The field day featured several research projects.
Southern Illinois University graduate assistant Madison Decker discusses her study of intercrop winter wheat as a practice to suppress waterhemp in a soybean crop. Decker’s research trials were among field presentations on the University Farms near Carbondale. (Photo by Kay Shipman)
By Kay Shipman
Southern Illinois University (SIU) scientists are trying to suppress waterhemp by controlling weed seed germination in soybean fields.
Madison Decker, a weed science graduate assistant, discussed her research during this week’s field day on University Farms, Carbondale. The event, which featured several field research projects, was sponsored by SIU College of Agricultural Sciences, the Illinois Nutrient Research and Education Council (NREC) and Illinois Farm Bureau.
“This is wonderful,” said NREC Chairman Jeff Kirwan of the research projects and field day presentations.
Kirwan, an IFB director, noted the highlighted research projects covered water quality issues, precision nitrogen applications, cover crops and gypsum as a phosphorus source. “All these are tools that southern Illinois farmers are looking for,” he said.
Decker is conducting field trials in Carbondale and at SIU’s Belleville Research Center. She is using intercropped winter wheat in soybeans to suppress waterhemp.
“Any time there is bare soil with sun, weeds can germinate, but a mulch layer will reduce weed germination,” Decker said.

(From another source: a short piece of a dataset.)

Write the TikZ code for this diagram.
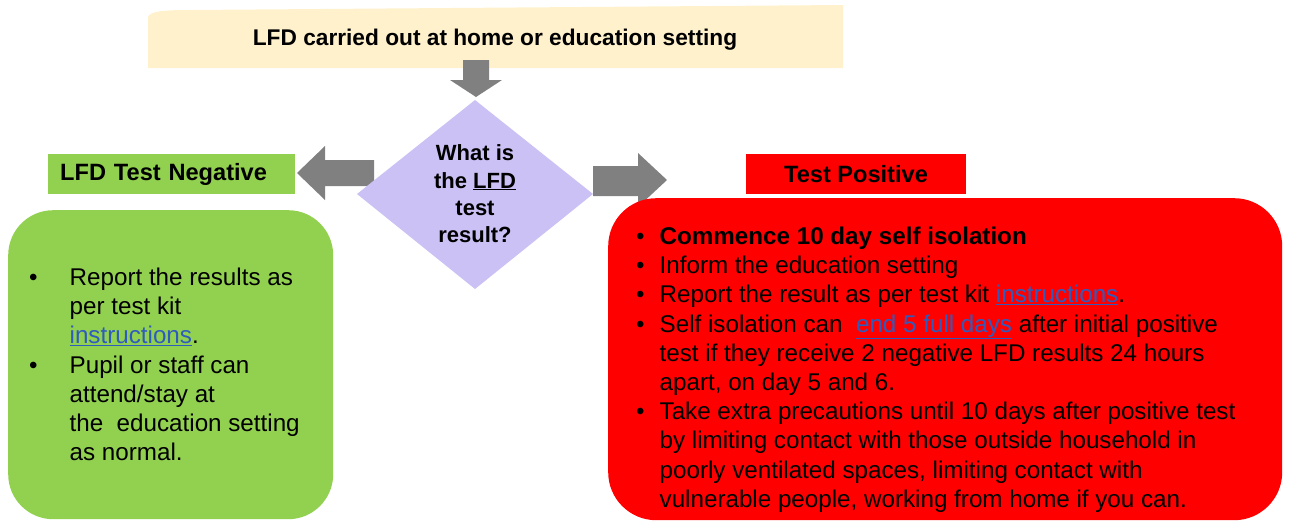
\documentclass[tikz,border=0pt]{standalone}
\usepackage{fontspec}
\setmainfont{Liberation Sans}
\definecolor{bannerfill}{HTML}{FFF1CC}
\definecolor{arrowgrey}{HTML}{808080}
\definecolor{qfill}{HTML}{CCC1F4}
\definecolor{negfill}{HTML}{92D050}
\definecolor{posfill}{HTML}{FF0000}
\definecolor{linkblue}{HTML}{2E5CBE}
\newcommand\weblink[1]{\textcolor{linkblue}{\underline{#1}}}
\tikzset{
  blockarrow/.style={fill=arrowgrey, draw=none},
  body/.style={font=\fontsize{24.2}{29.2}\selectfont, inner sep=0pt},
  label/.style={font=\bfseries\fontsize{23.6}{28}\selectfont, inner sep=0pt, minimum height=40pt},
}
\begin{document}
\begin{tikzpicture}[x=1pt,y=-1pt]
\useasboundingbox (0,0) rectangle (1291,520);

% header banner with a softly curved top edge
\path[fill=bannerfill] (148,68) -- (148,17)
  .. controls (150,11) and (165,10) .. (190,10) -- (843,5) -- (843,68) -- cycle;
\node (top) [anchor=base, font=\bfseries\fontsize{22.7}{27}\selectfont] at (495,45)
  {LFD carried out at home or education setting};

% block arrows
\path[blockarrow] (463,60) -- (489,60) -- (489,80) -- (502,80) -- (476,97)
  -- (450,80) -- (463,80) -- cycle;
\path[blockarrow] (297,173) -- (325,146) -- (325,160) -- (374,160) -- (374,186)
  -- (325,186) -- (325,200) -- cycle;
\path[blockarrow] (593,166) -- (638,166) -- (638,153) -- (667,180) -- (638,207)
  -- (638,196) -- (593,196) -- cycle;

% decision
\path[fill=qfill] (475,100) -- (593,194) -- (475,289) -- (357,194) -- cycle;
\node (q) [align=center, font=\bfseries\fontsize{22}{27.4}\selectfont, inner sep=0pt]
  at (475,194) {What is\\the \underline{LFD}\\test\\result?};

% outcome labels
\node (neg) [label, fill=negfill, anchor=west, minimum width=247pt,
  text width=223pt, align=left] at (48,174) {LFD Test Negative};
\node (pos) [label, fill=posfill, minimum width=220pt] at (856,174) {Test Positive};

% outcome panels
\node (negbox) [fill=negfill, rounded corners=45pt, anchor=north west, inner sep=0pt,
  minimum width=325pt, minimum height=309pt] at (8,210) {};
\node (posbox) [fill=posfill, rounded corners=48pt, anchor=north west, inner sep=0pt,
  minimum width=674pt, minimum height=322pt] at (608,198) {};

\node (negtext) [body, anchor=base west] at (29,285.5) {%
\begin{tabular}[t]{@{}l@{\hspace{32pt}}l@{}}
• & Report the results as\\
  & per test kit\\
  & \weblink{instructions}.\\
• & Pupil or staff can\\
  & attend/stay at\\
  & the\ \ education setting\\
  & as normal.
\end{tabular}};

\node (postext) [body, anchor=base west] at (636,244.5) {%
\begin{tabular}[t]{@{}l@{\hspace{15pt}}l@{}}
• & \textbf{Commence 10 day self isolation}\\
• & Inform the education setting\\
• & Report the result as per test kit \weblink{instructions}.\\
• & Self isolation can\ \ \weblink{end 5 full days} after initial positive\\
  & test if they receive 2 negative LFD results 24 hours\\
  & apart, on day 5 and 6.\\
• & Take extra precautions until 10 days after positive test\\
  & by limiting contact with those outside household in\\
  & poorly ventilated spaces, limiting contact with\\
  & vulnerable people, working from home if you can.
\end{tabular}};
\end{tikzpicture}
\end{document}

Her trials involve drop spreading 1.5 million wheat seeds per acre. “We want uniform coverage; that’s why we drop spread,” Decker explained. If a farmer has to drill the wheat, she recommended “coming at it two ways to get good coverage.”
This year, the wheat was spread in April and soybeans were planted in late May. The wheat will be terminated “relatively soon,” she reported. Early results appear promising with her fields “looking like a grass field” with few weeds, she noted.
Previously, the wheat and soybeans were planted the same day with wheat terminated when soybeans reached the V5 stage. Wheat must be planted in the spring because fall planting would require early termination to prevent heading, but the dropped leaves would reduce soil cover, Decker noted.
Decker’s study includes field plots a soybean-wheat intercrop with no herbicide treatment, soybeans only with a “Cadillac” herbicide treatment, soybeans-wheat intercrop with post-emergence treatment, and soybeans with a post application.
Decker reported some of the best waterhemp control results were in soybean-wheat plots with a post application, reaching 93% and 98% control in 2017 and 2018, respectively.
“My concern is two crops (in the field at the same time) influencing yields,” Decker said. In 2017, average soybean yields differed from 57 bushels per acre in soybean only plots to 38 bushels per acre in the wheat-soybean plots, which Decker attributed to rain. In 2018, plots showed no significant yield differences among the treatments.
Decker posed several questions she hopes her research trials answer. These include: the best time to drop spread winter wheat for weed control while maintaining soybean yields; most effective time to terminate winter wheat while maximizing biomass and soybean yields; most effective residual herbicide options in an intercropped system; and current products that could be applied to soybeans to reduce stress in an intercropped system.
“I’m not advocating getting rid of herbicides. My goal is to integrate the two (intercropping and herbicides) so farmers have more tools,” Decker summarized.